Soccer: a long lost love
Facing the reality of my relationship with soccer
I don’t know when I started to love soccer.
It definitely wasn’t in third grade on my first team, The Purple Hurricanes, when we didn’t win a single game all season and I repeatedly dribbled towards our goal instead of the opposition’s because I forgot that we switched sides at halftime.
It wasn’t on my second team either, my first season playing competitively, when I spent more time on the bench than on the field.
But at some point during my seven-year career, I experienced a moment, a feeling that made me fall in love with soccer. I was running with the ball at my feet, and I forgot about everything but me and the ball. My strides were long as I kicked the ball out in front of me, sprinting across the field so fast I felt like I was flying. I forgot about my team, my coach and my parents watching from the sidelines. It was a moment where I didn’t care about where I was or who I was, because the only thing that mattered was me and the ball.
I don’t know when I started to love soccer. But I do know that after that moment, I was in love.
I used to feel that freedom nearly every time I touched a ball. I gave soccer everything I had — I was on a constant search for that thrill for so many years that soccer essentially became part of my identity.
But somewhere along the line, I started to experience that thrill less and less. It was subtle at first, but needless to say, when my workload began to increase, the first thing to disappear from my life were weekly practices. Because of absence from the game, my skills deteriorated and so did my frequency of experiencing that original high. And thus began a perpetual cycle of lost interest and fabricated excuses of “not having enough time.”
Despite my lack of practice, soccer had become so important to me that when it came time for soccer tryouts, I knew I would participate. And after already having been on the junior varsity team last year, I decided to try and make it to varsity.

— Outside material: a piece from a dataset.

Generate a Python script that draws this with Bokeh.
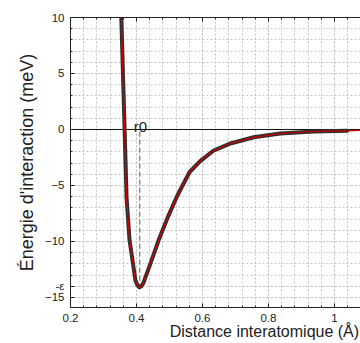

On the first day of tryouts, however, it was apparent to me that the weeks of missed practices and desultory games had caught up with me. I couldn’t move the ball the way I used to, I didn’t have the strength that I used to and I couldn’t run like I used to. Within one hour, I knew my skills were nowhere near enough for varsity, and I was devastated.
The fact that I didn’t make the varsity team wasn’t what caused my immense sadness. It’s that this was the first time I’d been directly confronted with the consequences of my lost passion in the sport. I knew that if I’d stayed committed, I’d have been more than ready for varsity. But the honest truth is, despite the hundreds of games and practices, I lost a lot of my passion for soccer a long time ago. And finally having to face that all of those hours would never amount to any tangible accomplishments was heartbreaking.
Every second I spent at tryouts emphasized this feeling. I walked out of tryouts every day not wanting to show up the next. I hated every instant on that field because I was destroying the pretense of loving soccer the same way I always had a little bit more.
I questioned myself every day. I entered a vicious cycle of wanting to quit, but also being too afraid to build a new identity without soccer. Still, I pushed myself to keep going to tryouts.
Going back every day was also one of the hardest things I’ve ever had to do. Facing the reality of what I’ve lost, both in terms of skill and passion, was terrifying. I’m not sure what fear I faced this month. Maybe it was the fear of never being good enough, or failure or a lot of things rolled into one. But my point is I did the hard thing and sometimes doing the hard thing is doing the brave thing.
I didn’t make varsity this year. And going to practice every day is going to be hard. But I want to prove to myself that I can start over. I want to prove to myself that the love that I felt so many years ago is still somewhere within me. I want to prove to myself that I am brave enough to not be very good at something that I once was very good at. And most importantly, I want to prove to myself that I am brave enough to not give up.